The fourth, and often largest, is the relationship cost with the customer. A no-show is usually not the end of the relationship, but it does introduce friction. The business owner is now dealing with an awkward situation, the customer is aware they let someone down, and the next interaction carries that history. Some customers do not rebook after a no-show, either from embarrassment or because the barrier to re-engaging has increased. When a no-show ends the customer relationship entirely, the cost becomes not just one appointment but the lifetime value of that customer's future business.
How no-shows compound over time
A single no-show is a disruption. A consistent no-show rate is a structural revenue problem.
A business running 40 appointments per week with a 15% no-show rate is losing six appointments per week to no-shows. Over a working year of 48 weeks, that is 288 appointments. At £80 per appointment, that is £23,040 in direct missed revenue before any of the hidden costs are factored in. If the real cost per no-show, including preparation, administration, and opportunity cost, is closer to £120, the annual figure rises to £34,560.
Few service businesses think about their no-show rate in annual terms. They experience individual no-shows as individual irritations and do not aggregate the data to see the scale of the problem. When the annualised cost is made visible, the case for investing in prevention becomes considerably stronger.
No-shows also have a secondary effect on the business's scheduling discipline. A business with a high no-show rate often starts leaving buffer slots deliberately, anticipating that some percentage of bookings will not materialise. This self-imposed capacity reduction compounds the revenue loss by reducing the number of appointments that can theoretically be taken even in a good week.

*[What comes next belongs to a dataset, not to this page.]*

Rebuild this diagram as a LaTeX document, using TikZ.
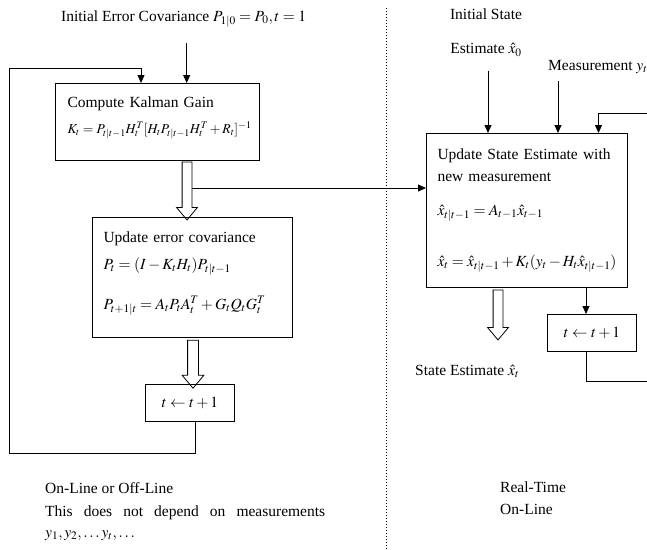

What to do with this information
The starting point is measuring the actual no-show rate, not estimating it. If the booking system does not track this automatically, manually reviewing the past four to eight weeks of appointments and counting the no-shows produces a usable baseline. Once the rate is known, calculating the annualised cost using the full picture, including preparation time, staff cost, and opportunity cost, produces a number that makes prevention feel like a worthwhile investment rather than an administrative nicety.
The most cost-effective prevention measure is a reminder sequence: a confirmation immediately after booking, a reminder the day before, and a same-day nudge for appointments booked in advance. Most businesses that implement a proper three-touchpoint reminder system see a 30 to 50 per cent reduction in no-show rates within the first few weeks. Against the annualised cost calculated above, the return on a reminder system is almost always positive within the first month.
Deposits also play a role. A customer who has paid something towards an appointment has a financial reason not to walk away. Even a small deposit, £10 to £20 for many service types, substantially changes the calculus for the customer when the day approaches. Businesses that cannot implement deposits might instead take card details at booking with a stated cancellation policy, which creates a similar commitment effect without requiring payment upfront.